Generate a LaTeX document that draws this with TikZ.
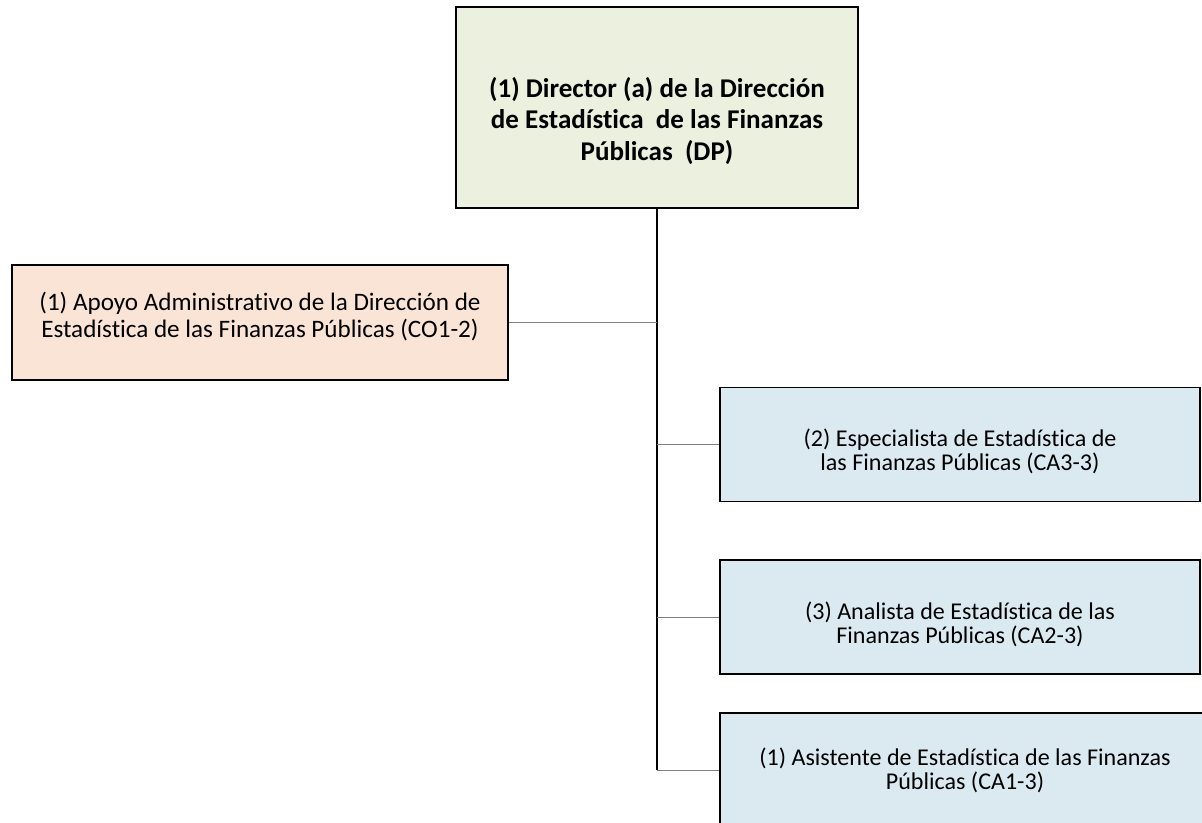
\documentclass[tikz,border=0pt]{standalone}
\usepackage{fontspec}
\setmainfont{Carlito}[Ligatures=NoCommon]
\usetikzlibrary{positioning,calc}
\definecolor{cDir}  {RGB}{235,240,223}
\definecolor{cApoyo}{RGB}{250,228,214}
\definecolor{cStaff}{RGB}{219,234,241}
\definecolor{cLink} {RGB}{128,128,128}
\lineskiplimit=-20pt
% pushes a box text down (top padding) or up (bottom padding)
\newcommand{\padtop}[1]{\rule{0pt}{#1}}
\newcommand{\padbot}[1]{\rule[-#1]{0pt}{0pt}}
\tikzset{
  box/.style      = {draw=black, line width=1.1pt, align=center, inner sep=2pt},
  dirbox/.style   = {box, fill=cDir, minimum width=8.04cm, minimum height=4.02cm,
                     font=\fontsize{15.4}{17.9}\selectfont\bfseries},
  apoyobox/.style = {box, fill=cApoyo, minimum width=9.92cm, minimum height=2.3cm,
                     font=\fontsize{14.3}{15.4}\selectfont},
  staffbox/.style = {box, fill=cStaff, minimum width=9.6cm, minimum height=2.28cm,
                     font=\fontsize{13.7}{13.6}\selectfont},
  trunk/.style    = {black, line width=0.8pt},
  link/.style     = {cLink, line width=1pt},
}

\begin{document}
\begin{tikzpicture}
  \useasboundingbox (0,0) rectangle (24.04,-16.44);

  %% ---------------- direction ----------------------------------------
  \node[dirbox] (dir) at (13.14,-2.15)
    {\padtop{0.94cm}(1) Director (a) de la Dirección\\
     de Estadística \ de las Finanzas\\Públicas \ (DP)};

  %% ---------------- support staff -----------------------------------
  \node[apoyobox] (apoyo) at (5.2,-6.45)
    {(1) Apoyo Administrativo de la Dirección de\\
     Estadística de las Finanzas Públicas (CO1-2)\padbot{0.3cm}};

  %% ---------------- technical staff ---------------------------------
  \node[staffbox] (espec) at (19.2,-8.89)
    {\padtop{0.62cm}(2) Especialista de Estadística de\\
     las Finanzas Públicas (CA3-3)};
  \node[staffbox] (anal) [below=1.14cm of espec]
    {\padtop{0.62cm}(3) Analista de Estadística de las\\
     Finanzas Públicas (CA2-3)};
  \node[staffbox, minimum width=9.8cm, xshift=0.1cm] (asist) [below=0.74cm of anal]
    {(1) Asistente de Estadística de las Finanzas\\Públicas (CA1-3)};

  %% ---------------- connectors --------------------------------------
  \draw[trunk] (dir.south) -- (dir.south |- asist.west);
  \draw[link] (dir.south |- apoyo.east) -- (apoyo.east);
  \foreach \n in {espec,anal,asist}
    \draw[link] (dir.south |- \n.west) -- (\n.west);
\end{tikzpicture}
\end{document}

- Problem requirements: Transcribe the material exactly, keeping every word and none of the pictures.

- Task response:
Generate a LaTeX document that draws this with TikZ.
\documentclass[tikz,border=0pt]{standalone}
\usepackage{fontspec}
\setmainfont{Carlito}[Ligatures=NoCommon]
\usetikzlibrary{positioning,calc}
\definecolor{cDir}  {RGB}{235,240,223}
\definecolor{cApoyo}{RGB}{250,228,214}
\definecolor{cStaff}{RGB}{219,234,241}
\definecolor{cLink} {RGB}{128,128,128}
\lineskiplimit=-20pt
% pushes a box text down (top padding) or up (bottom padding)
\newcommand{\padtop}[1]{\rule{0pt}{#1}}
\newcommand{\padbot}[1]{\rule[-#1]{0pt}{0pt}}
\tikzset{
  box/.style      = {draw=black, line width=1.1pt, align=center, inner sep=2pt},
  dirbox/.style   = {box, fill=cDir, minimum width=8.04cm, minimum height=4.02cm,
                     font=\fontsize{15.4}{17.9}\selectfont\bfseries},
  apoyobox/.style = {box, fill=cApoyo, minimum width=9.92cm, minimum height=2.3cm,
                     font=\fontsize{14.3}{15.4}\selectfont},
  staffbox/.style = {box, fill=cStaff, minimum width=9.6cm, minimum height=2.28cm,
                     font=\fontsize{13.7}{13.6}\selectfont},
  trunk/.style    = {black, line width=0.8pt},
  link/.style     = {cLink, line width=1pt},
}

\begin{document}
\begin{tikzpicture}
  \useasboundingbox (0,0) rectangle (24.04,-16.44);

  %% ---------------- direction ----------------------------------------
  \node[dirbox] (dir) at (13.14,-2.15)
    {\padtop{0.94cm}(1) Director (a) de la Dirección\\
     de Estadística \ de las Finanzas\\Públicas \ (DP)};

  %% ---------------- support staff -----------------------------------
  \node[apoyobox] (apoyo) at (5.2,-6.45)
    {(1) Apoyo Administrativo de la Dirección de\\
     Estadística de las Finanzas Públicas (CO1-2)\padbot{0.3cm}};

  %% ---------------- technical staff ---------------------------------
  \node[staffbox] (espec) at (19.2,-8.89)
    {\padtop{0.62cm}(2) Especialista de Estadística de\\
     las Finanzas Públicas (CA3-3)};
  \node[staffbox] (anal) [below=1.14cm of espec]
    {\padtop{0.62cm}(3) Analista de Estadística de las\\
     Finanzas Públicas (CA2-3)};
  \node[staffbox, minimum width=9.8cm, xshift=0.1cm] (asist) [below=0.74cm of anal]
    {(1) Asistente de Estadística de las Finanzas\\Públicas (CA1-3)};

  %% ---------------- connectors --------------------------------------
  \draw[trunk] (dir.south) -- (dir.south |- asist.west);
  \draw[link] (dir.south |- apoyo.east) -- (apoyo.east);
  \foreach \n in {espec,anal,asist}
    \draw[link] (dir.south |- \n.west) -- (\n.west);
\end{tikzpicture}
\end{document}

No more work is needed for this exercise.